The protesting Jewish groups were the American Jewish Committee (AJC), B’nai B’rith International (BBI), Central Conference of American Rabbis (CCAR), Jewish Council for Public Affairs (JCPA), Rabbinical Assembly (RA), Union for Reform Judaism (URJ), and
United Synagogue of Conservative Judaism (USCJ).
“The [Protestant] letter could also have highlighted the relentless attacks on Christians throughout the Middle East, including the brutal oppression of Coptic Christians or just as easily have called for a suspension of aid to Palestinians until the Palestinian Authority take steps such as returning to the negotiating table,” observed one JCPA official. “That would have been equally unhelpful but might have mitigated the obvious conclusion that the signatories bear a deep and singular antipathy for Israel.”

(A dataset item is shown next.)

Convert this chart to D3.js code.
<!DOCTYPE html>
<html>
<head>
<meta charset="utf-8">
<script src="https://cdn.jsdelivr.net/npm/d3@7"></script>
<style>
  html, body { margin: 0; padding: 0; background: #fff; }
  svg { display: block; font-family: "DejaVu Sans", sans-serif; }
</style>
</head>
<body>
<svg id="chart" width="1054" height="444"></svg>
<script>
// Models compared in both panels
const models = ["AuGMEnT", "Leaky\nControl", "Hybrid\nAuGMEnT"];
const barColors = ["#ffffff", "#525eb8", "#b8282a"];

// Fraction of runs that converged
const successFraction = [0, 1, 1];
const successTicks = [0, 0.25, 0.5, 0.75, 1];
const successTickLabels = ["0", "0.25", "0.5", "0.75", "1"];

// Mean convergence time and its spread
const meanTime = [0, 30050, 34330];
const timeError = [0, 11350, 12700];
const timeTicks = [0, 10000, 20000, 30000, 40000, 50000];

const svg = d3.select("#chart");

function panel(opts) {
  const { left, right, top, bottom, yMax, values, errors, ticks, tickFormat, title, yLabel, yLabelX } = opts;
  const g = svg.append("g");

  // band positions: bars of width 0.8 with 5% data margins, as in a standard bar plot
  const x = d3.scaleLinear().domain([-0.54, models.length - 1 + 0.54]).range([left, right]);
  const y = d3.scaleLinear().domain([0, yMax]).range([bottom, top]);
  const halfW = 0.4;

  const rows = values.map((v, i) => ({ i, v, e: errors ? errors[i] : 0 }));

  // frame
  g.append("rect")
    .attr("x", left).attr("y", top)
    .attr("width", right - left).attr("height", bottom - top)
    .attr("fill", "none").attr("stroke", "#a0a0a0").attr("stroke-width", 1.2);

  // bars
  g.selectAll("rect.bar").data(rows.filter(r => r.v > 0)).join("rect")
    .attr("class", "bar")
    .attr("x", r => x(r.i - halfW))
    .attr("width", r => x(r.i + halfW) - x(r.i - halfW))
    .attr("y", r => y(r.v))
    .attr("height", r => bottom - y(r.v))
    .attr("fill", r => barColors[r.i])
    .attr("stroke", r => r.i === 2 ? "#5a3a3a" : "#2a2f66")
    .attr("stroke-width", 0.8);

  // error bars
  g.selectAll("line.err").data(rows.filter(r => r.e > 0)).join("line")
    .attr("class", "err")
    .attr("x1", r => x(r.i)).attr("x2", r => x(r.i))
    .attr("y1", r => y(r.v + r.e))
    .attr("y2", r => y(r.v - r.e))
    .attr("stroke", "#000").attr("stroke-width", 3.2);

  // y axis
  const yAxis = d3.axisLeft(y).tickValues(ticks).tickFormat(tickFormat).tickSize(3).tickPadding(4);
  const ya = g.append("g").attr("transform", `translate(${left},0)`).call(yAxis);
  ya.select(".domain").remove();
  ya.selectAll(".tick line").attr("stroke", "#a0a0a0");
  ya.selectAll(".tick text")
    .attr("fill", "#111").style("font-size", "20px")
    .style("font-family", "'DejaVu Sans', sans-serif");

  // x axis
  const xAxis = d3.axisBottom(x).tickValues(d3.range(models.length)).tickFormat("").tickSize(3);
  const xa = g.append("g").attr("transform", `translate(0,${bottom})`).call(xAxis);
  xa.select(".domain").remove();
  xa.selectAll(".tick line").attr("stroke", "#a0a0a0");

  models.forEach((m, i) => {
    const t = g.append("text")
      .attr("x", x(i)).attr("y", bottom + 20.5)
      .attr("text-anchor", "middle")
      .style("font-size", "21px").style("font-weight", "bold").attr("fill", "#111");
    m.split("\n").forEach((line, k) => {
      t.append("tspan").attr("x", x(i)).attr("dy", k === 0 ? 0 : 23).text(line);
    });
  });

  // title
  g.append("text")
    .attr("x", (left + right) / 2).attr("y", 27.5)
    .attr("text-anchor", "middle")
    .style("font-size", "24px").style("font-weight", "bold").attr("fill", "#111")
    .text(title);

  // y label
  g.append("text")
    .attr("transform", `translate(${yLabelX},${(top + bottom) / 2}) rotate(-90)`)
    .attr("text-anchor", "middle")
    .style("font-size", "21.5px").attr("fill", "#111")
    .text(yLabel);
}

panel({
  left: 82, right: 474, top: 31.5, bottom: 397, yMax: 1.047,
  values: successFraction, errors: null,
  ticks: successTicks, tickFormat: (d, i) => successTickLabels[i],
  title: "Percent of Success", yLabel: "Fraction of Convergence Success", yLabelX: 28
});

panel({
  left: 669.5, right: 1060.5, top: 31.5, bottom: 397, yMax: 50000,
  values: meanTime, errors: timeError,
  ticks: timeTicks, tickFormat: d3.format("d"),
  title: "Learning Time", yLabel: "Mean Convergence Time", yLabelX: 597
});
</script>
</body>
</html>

Typically official Mainline Protestant pronouncements have exclusively faulted Israel for the absence of Mideast peace. “Our churches are equally concerned about the well-being of Israelis and Palestinians, and are concerned about the massive amounts of U.S. military aid for Israel, and how those funds are used to perpetuate occupation,” a United Church of Christ official told Haaretz, an Israeli publication. A JCPA official pointed out to The New York Times that Mainline Protestant pronouncements often brand Israel an “Apartheid state.”

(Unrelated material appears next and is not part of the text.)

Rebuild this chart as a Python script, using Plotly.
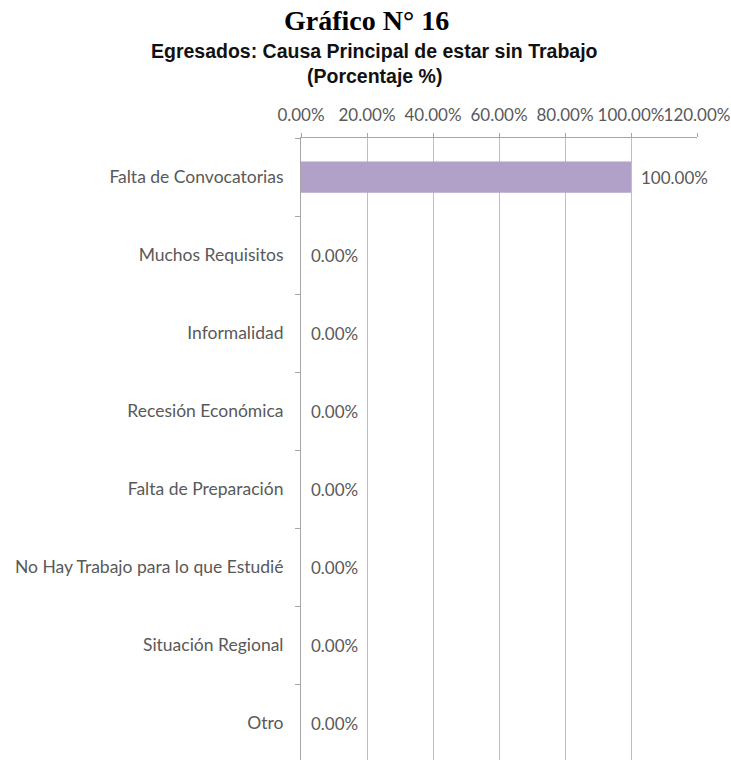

“We asked Congress to treat Israel like it would any other country,” the Stated Clerk of the Presbyterian Church (U.S.A.) told Haaretz, “to make sure our military aid is going to a country espousing the values we would as Americans — that it’s not being used to continually violate the human rights of other people.” But neither his denomination nor the other Mainline Protestants typically if ever offer critique of any governments other than Israel, much less the Palestinians. “Where’s the letter to Congress about Syria, which is massacring its own people?” asked an official with the United Synagogue of Conservative Judaism, as quoted in The Times. “When Israel is the only one that is called to account, that’s when it becomes problematic.”

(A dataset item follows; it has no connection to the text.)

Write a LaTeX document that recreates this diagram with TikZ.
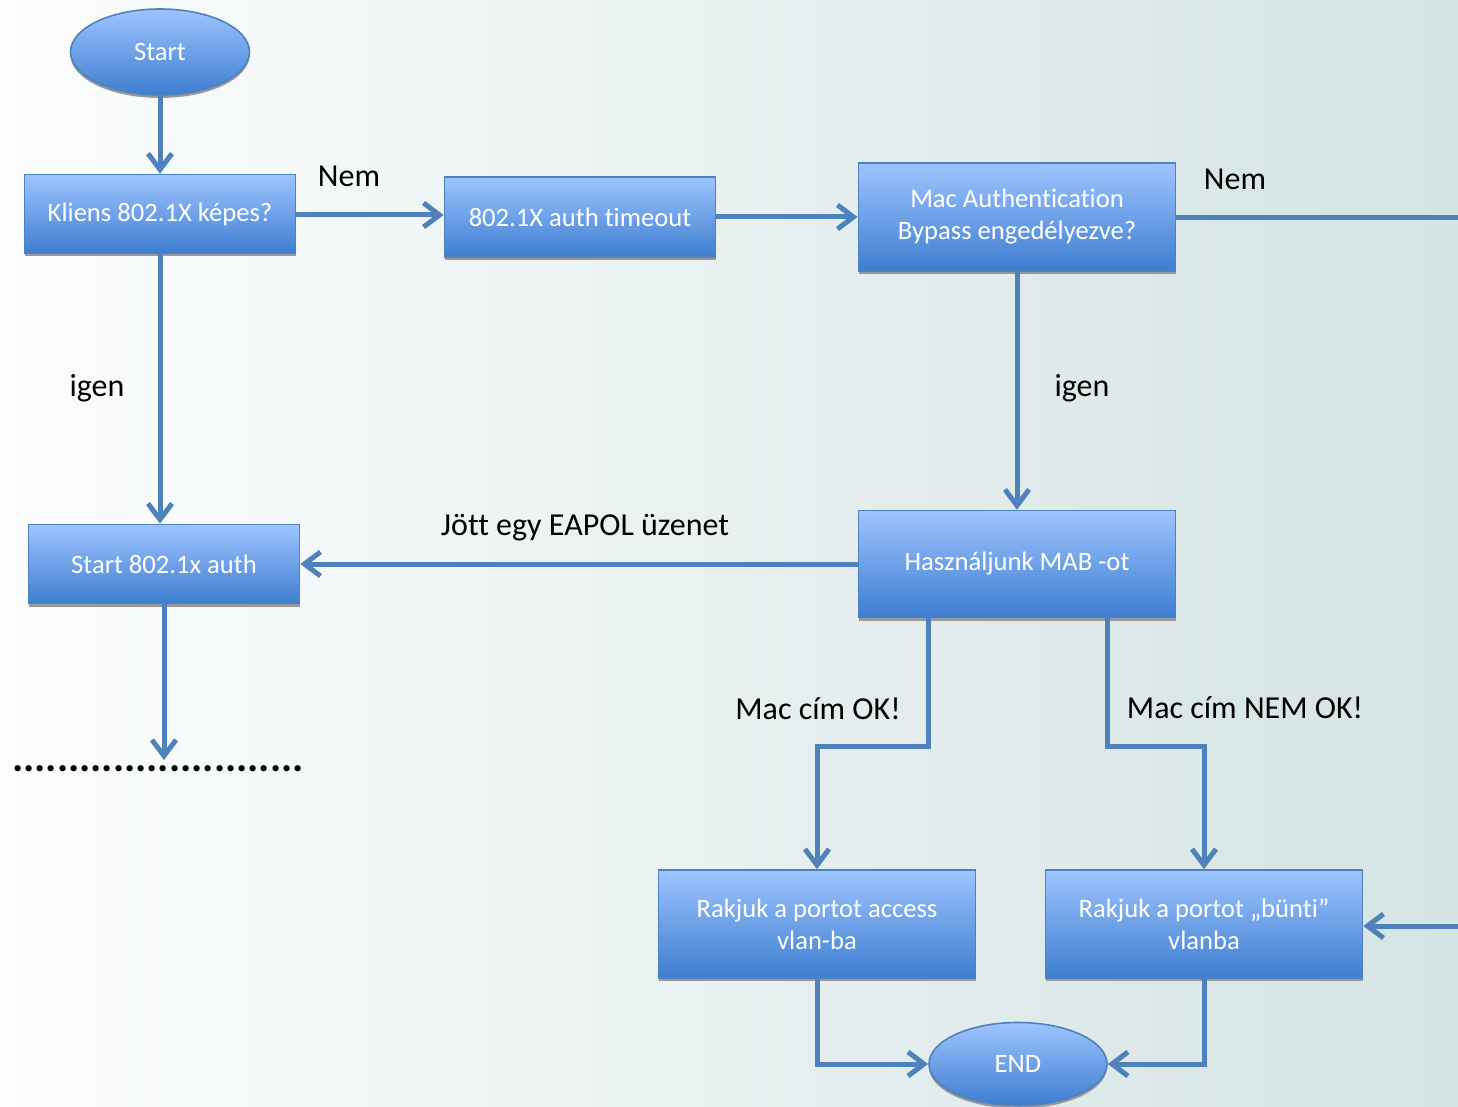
\documentclass[tikz,border=0pt]{standalone}
\usepackage{fontspec}
\setmainfont{Carlito}[Ligatures={NoCommon}]
\usetikzlibrary{arrows.meta,shapes.geometric,shadows}
\definecolor{lineblue}{RGB}{79,129,189}
\definecolor{boxtop}{RGB}{158,196,255}
\definecolor{boxbot}{RGB}{62,126,208}
\definecolor{bgleft}{RGB}{252,253,253}
\definecolor{bgright}{RGB}{212,227,227}
\tikzset{
  boxsty/.style={rectangle, draw=lineblue, line width=0.8pt, top color=boxtop, bottom color=boxbot,
    text=white, font=\fontsize{13.3}{16}\selectfont, align=center, inner sep=0pt,
    drop shadow={shadow xshift=0pt, shadow yshift=-1.5pt, fill=gray!80, opacity=1}},
  ellsty/.style={ellipse, draw=lineblue, line width=0.8pt, top color=boxtop, bottom color=boxbot,
    text=white, font=\fontsize{13.3}{16}\selectfont, inner sep=0pt,
    drop shadow={shadow xshift=0pt, shadow yshift=-1.5pt, fill=gray!80, opacity=1}},
  conn/.style={draw=lineblue, line width=2.5pt, -{Straight Barb[length=8pt,width=12pt,line width=2.5pt]}},
  plainconn/.style={draw=lineblue, line width=2.5pt},
  lbl/.style={font=\fontsize{16}{19}\selectfont, text=black, inner sep=0pt}
}
\begin{document}
\begin{tikzpicture}[x=0.5pt,y=-0.5pt]
\useasboundingbox (0,0) rectangle (1458,1107);
\shade[left color=bgleft, right color=bgright] (0,0) rectangle (1458,1107);

% nodes
\node[ellsty, minimum width=89.5pt, minimum height=43pt] (start) at (160,52) {Start};
\node[boxsty, minimum width=135.5pt, minimum height=39.5pt] (kliens) at (160,214) {Kliens 802.1X képes?};
\node[boxsty, minimum width=135.5pt, minimum height=40pt] (timeout) at (580,217) {802.1X auth timeout};
\node[boxsty, minimum width=158.5pt, minimum height=54pt] (macauth) at (1017,217) {Mac Authentication\\Bypass engedélyezve?};
\node[boxsty, minimum width=135.5pt, minimum height=39.5pt] (s802) at (164,564) {Start 802.1x auth};
\node[boxsty, minimum width=158.5pt, minimum height=53.5pt] (mab) at (1017,564) {Használjunk MAB -ot};
\node[boxsty, minimum width=158.5pt, minimum height=54pt] (access) at (817,924) {Rakjuk a portot access\\vlan-ba};
\node[boxsty, minimum width=158.5pt, minimum height=54pt] (bunti) at (1204,924) {Rakjuk a portot „bünti”\\vlanba};
\node[ellsty, minimum width=89pt, minimum height=41.5pt] (endn) at (1018,1064) {END};

\coordinate (rout) at (1458,218);
\coordinate (rin) at (1458,926);
\coordinate (dotend) at (164,760);

% connectors
\draw[conn] (start) -- (kliens);
\draw[conn] (kliens.east |- 0,215) -- (timeout.west |- 0,215);
\draw[conn] (timeout) -- (macauth);
\draw[plainconn] (macauth.east |- rout) -- (rout);
\draw[conn] (rin) -- (bunti.east |- rin);
\draw[conn] (macauth) -- (mab);
\draw[conn] (kliens) -- (kliens |- s802.north);
\draw[conn] (mab) -- (s802);
\draw[conn] (s802) -- (dotend);
\draw[conn] ([xshift=-44.5pt]mab.south) -- ++(0,128) -| (access.north);
\draw[conn] ([xshift=45pt]mab.south) -- ++(0,128) -| (bunti.north);
\draw[conn] (access.south) |- (endn.west);
\draw[conn] (bunti.south) |- (endn.east);

% labels
\node[lbl] (l1) at (349,176) {Nem};
\node[lbl] (l2) at (1235,179) {Nem};
\node[lbl] (l3) at (97,388) {igen};
\node[lbl] (l4) at (1082,388) {igen};
\node[lbl] (l5) at (585,528) {Jött egy EAPOL üzenet};
\node[lbl] (l6) at (818,709) {Mac cím OK!};
\node[lbl] (l7) at (1245,708) {Mac cím NEM OK!};
\node[font=\fontsize{21}{24}\bfseries, inner sep=0pt] (dots) at (158,769) {..........................};
\end{tikzpicture}
\end{document}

But the Presbyterian official fairly pointed out that he was representing the official statements of his denomination as approved by its biannual General Assembly. The German-based United Methodist bishop who signed the letter made the same point, quoting the copious resolutions her denomination has approved aimed at Israel. “We stand clearly on the side of Israel and we are committed to human rights for all God’s people,” insisted Bishop Rosemarie Wenner, president of the Council of Bishops. “We are ready to continue the dialogue with Jewish faith groups,” she added. “And we will also continue to express publicly our desire for peaceful solutions for the conflict in the Middle East.”
The protesting Jewish groups have requested a “summit” with Mainline Protestant officials to help heal the rift. Likely it will occur. And just as likely it will not significantly alter the anti-Israel reflexes of Mainline Protestant elites. Jewish groups rightly challenge biased Mainline Protestant officials. But they should remember that the Mainline has become culturally sideline though often giving political cover to dubious political causes. And liberal church elites don’t speak for most church members. A Pew poll last year showed Mainline Protestants sympathizing with Israel over Palestinians by 46% to 12%.